Pío Baroja.
Miserias de la guerra.
Alianza editorial. Madrid, 2013.
Es bien sabido que a partir de 1912 Pío Baroja, sin duda el mejor novelista de comienzos del siglo XX en España, entra en un lento pero constante declive del que apenas podrían salvarse –aparte de sus memorias, Desde la última vuelta del camino- algunas de las novelas históricas de la serie Memorias de un hombre de acción.

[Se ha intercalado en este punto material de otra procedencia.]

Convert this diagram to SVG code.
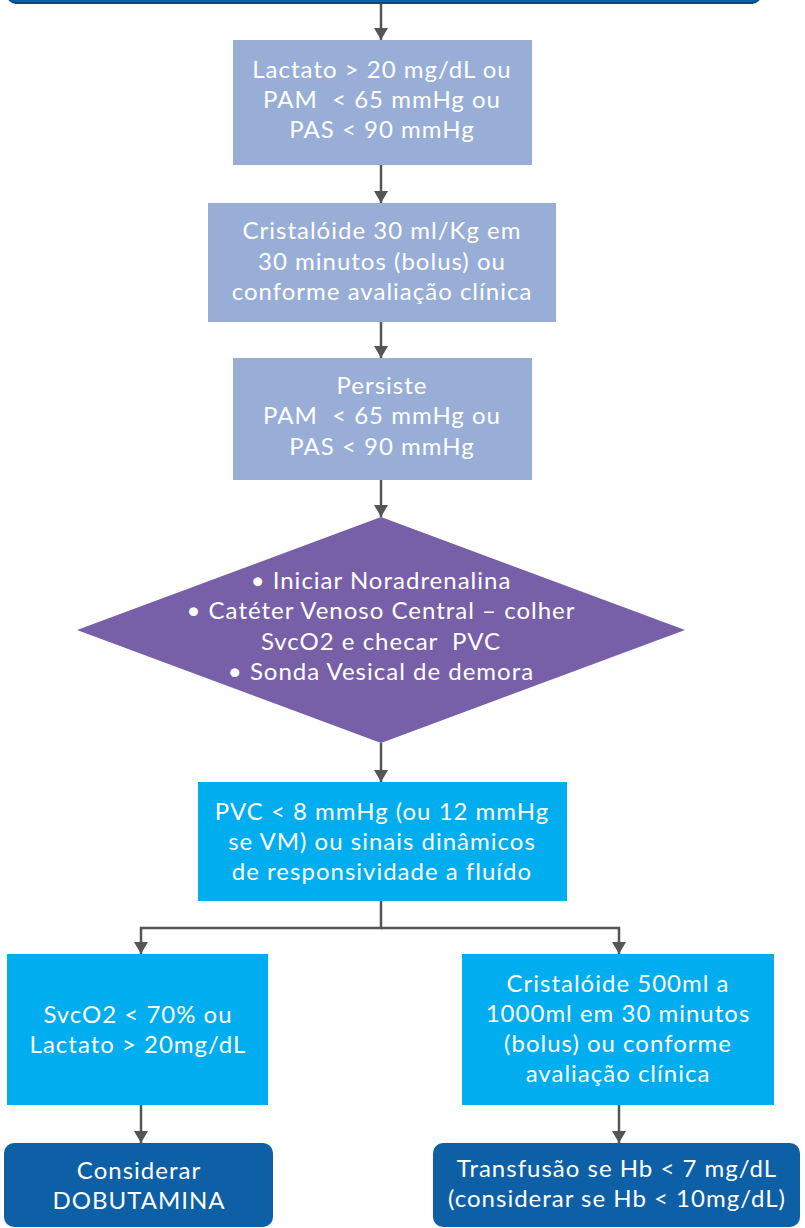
<svg xmlns="http://www.w3.org/2000/svg" width="805" height="1228" viewBox="0 0 805 1228">
<style>
.t{font-family:Lato,"Open Sans","Liberation Sans",sans-serif;font-size:24px;letter-spacing:1px;fill:#ffffff;text-anchor:middle;white-space:pre}
.lav{fill:#98aed6}
.cy{fill:#00aeef}
.dk{fill:#0d5fa6}
.c{fill:none;stroke:#555555;stroke-width:2.5;marker-end:url(#ah)}
</style>
<defs>
<marker id="ah" viewBox="0 0 12 14" refX="12" refY="7" markerWidth="12" markerHeight="14" markerUnits="userSpaceOnUse" orient="auto">
<path d="M0,0 L12,7 L0,14 z" fill="#555555"/>
</marker>
</defs>
<rect width="805" height="1228" fill="#ffffff"/>
<g id="connectors">
<path class="c" d="M381,3 V40"/>
<path class="c" d="M381,165 V203"/>
<path class="c" d="M381,322 V358"/>
<path class="c" d="M381,480 V517"/>
<path class="c" d="M381,743 V782"/>
<path class="c" d="M381,901 V928 H141 V954"/>
<path class="c" d="M381,928 H619 V954"/>
<path class="c" d="M141,1105 V1143"/>
<path class="c" d="M619,1105 V1143"/>
</g>
<g id="top">
<rect x="8" y="-30" width="752" height="33" rx="8" fill="#0d5fa6" stroke="#0a4a82" stroke-width="2"/>
</g>
<g id="lactato">
<rect class="lav" x="233" y="40" width="299" height="125"/>
<text class="t"><tspan x="382" y="78">Lactato &gt; 20 mg/dL ou</tspan><tspan x="382" y="108">PAM  &lt; 65 mmHg ou</tspan><tspan x="382" y="138">PAS &lt; 90 mmHg</tspan></text>
</g>
<g id="cristaloide30">
<rect class="lav" x="208" y="203" width="348" height="119"/>
<text class="t"><tspan x="382" y="239">Cristalóide 30 ml/Kg em</tspan><tspan x="382" y="270">30 minutos (bolus) ou</tspan><tspan x="382" y="300">conforme avaliação clínica</tspan></text>
</g>
<g id="persiste">
<rect class="lav" x="233" y="358" width="299" height="122"/>
<text class="t"><tspan x="382" y="394">Persiste</tspan><tspan x="382" y="424">PAM  &lt; 65 mmHg ou</tspan><tspan x="382" y="455">PAS &lt; 90 mmHg</tspan></text>
</g>
<g id="noradrenalina">
<polygon points="381,517 685,630 381,743 77,630" fill="#7760a8"/>
<text class="t"><tspan x="381" y="589">• Iniciar Noradrenalina</tspan><tspan x="381" y="619">• Catéter Venoso Central – colher</tspan><tspan x="381" y="650">SvcO2 e checar  PVC</tspan><tspan x="381" y="680">• Sonda Vesical de demora</tspan></text>
</g>
<g id="pvc">
<rect class="cy" x="198" y="782" width="369" height="119"/>
<text class="t"><tspan x="382" y="820">PVC &lt; 8 mmHg (ou 12 mmHg</tspan><tspan x="382" y="850">se VM) ou sinais dinâmicos</tspan><tspan x="382" y="880">de responsividade a fluído</tspan></text>
</g>
<g id="svco2">
<rect class="cy" x="7" y="954" width="261" height="151"/>
<text class="t"><tspan x="138" y="1023">SvcO2 &lt; 70% ou</tspan><tspan x="138" y="1053">Lactato &gt; 20mg/dL</tspan></text>
</g>
<g id="cristaloide500">
<rect class="cy" x="462" y="954" width="312" height="151"/>
<text class="t"><tspan x="618" y="992">Cristalóide 500ml a</tspan><tspan x="618" y="1022">1000ml em 30 minutos</tspan><tspan x="618" y="1052">(bolus) ou conforme</tspan><tspan x="618" y="1082">avaliação clínica</tspan></text>
</g>
<g id="dobutamina">
<rect class="dk" x="4" y="1143" width="269" height="84" rx="10"/>
<text class="t"><tspan x="139" y="1179">Considerar</tspan><tspan x="139" y="1209">DOBUTAMINA</tspan></text>
</g>
<g id="transfusao">
<rect class="dk" x="433" y="1143" width="367" height="84" rx="10"/>
<text class="t"><tspan x="617" y="1177">Transfusão se Hb &lt; 7 mg/dL</tspan><tspan x="617" y="1207">(considerar se Hb &lt; 10mg/dL)</tspan></text>
</g>
</svg>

Cada vez más extemporáneo y descolocado, desde entonces sumó a su decadencia creativa la inadaptación al contexto de la novela contemporánea. Y esa suma de hechos llevó al novelista no sólo a un callejón sin salida, sino a una marcha atrás hacia lo decimonónico que le rebajó al anacronismo y a la incomprensión de la literatura de sus contemporáneos.
Consciente, quizá más que nadie, de esa deriva imparable, Baroja dejó algunas novelas en el cajón, sin pulir ni rematar como obras cerradas.
Uno de esos descartes que Baroja dejó sin publicar, aunque no le faltaron posibilidades de hacerlo pese a la censura, es Miserias de la guerra, que finalmente editó en 2006 –quizá por casualidad en un contexto revisionista- Caro Raggio, la editorial de la familia, no se sabe muy bien por qué ni para qué, porque este es un libro que no añade nada a la obra barojiana. Al contrario.
Deslavazada en su narración e invertebrada en su estructura, inconsistente en su entramado de personajes, repleta de descuidos y de repeticiones, Miserias de la guerra, que acaba de publicar El libro de bolsillo de Alianza editorial, evidencia demasiado las costuras de una técnica compositiva en la que Baroja incidía ya en las novelas de Aviraneta: el cortado y pegado de fragmentos que no terminan de articular una novela coherente.
El anciano novelista que la escribió había proyectado una trilogía que quería titular Las saturnales y de la que formaban parte estas Miserias de la guerra, narradas –no siempre, porque la inserción sucesiva de narradores es un caos- por el militar Carlos Evans, uno de esos ingleses que abundan en las novelas barojianas y al que Baroja endosa aquí astutamente la responsabilidad de su propio desorden narrativo con la acreditada técnica del manuscrito hallado. Y así las notas sueltas del supuesto diario del inglés, más que introducir una perspectiva distante y extranjera, son un truco evidente, una astucia que exime al autor de mayores esfuerzos compositivos.
Eso sí, late en estas páginas el tono desabrido, faltón y anarcoide del Baroja más amargo, que vio la guerra escondido cucamente –Baroja fue uno de esos cucos que se escaparon con habilidad y con dinero- refugiado en su gatera parisina y quince años después la evocó con no se sabe qué fuentes y con una mezcla lamentable de rencor y tremendismo, de desorden y parcialidad filofascista.
Y son constantes los errores garrafales, tan cargantes como estos, curiosamente desapercibidos por escrutadores profesionales: se asaltó la casa del bar rindiéndose los comunistas o las baterías de los rojos antiaéreas.
Dejémoslo aquí, dejémoslo así, porque miserias hubo en abundancia en la guerra y en la posguerra, entre los políticos y –también- entre los novelistas.